コメント日が  古い順  |   新しい順
写真拝見いたしました (冬の小鳥)
2012-07-08 22:44:19
写真拝見させて頂きました。上野下アパートが来年取り壊されることになりました。こちらでは内部(共用)撮影が綺麗に撮られておりますが私にはとても無理です。庭まで入ってさっと身を引くのがせい一杯です。ゲリラは厳しいです。江戸川アパートや九段下ビルは取り壊し前の見学&撮影会がありましたが上野下アパートも三ノ輪アパートのように静かに終わるかと思うとせめて共用部分だけでも撮り収めしたいと思っています。
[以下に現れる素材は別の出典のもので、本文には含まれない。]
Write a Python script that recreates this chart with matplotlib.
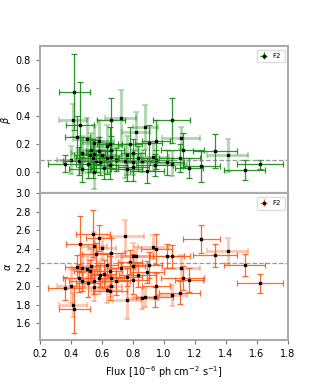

良いアドバイスがあれば教えてください。
▼冬の小鳥さんへ (KLO@廃墟徒然草)
2012-07-09 13:08:18
そうですか、とうとう上野下アパートも取り壊しですか…
最後の同潤会が無くなってしまうのは、とても寂しいですね(T.T)

拙ブログでアップしている記事には、無許可で撮影した物件も多いので、
特にアドバイスなど出来る立場でもありませんが、
無許可が気にかかるのあれば、
例えば上野下アパートのように、現役の物件の場合、
何度も通い、住民の方々に何故撮影したいのかを分かって頂くまで説明すれば、
ご理解頂けるのではないかと思いますが、いかがでしょうか。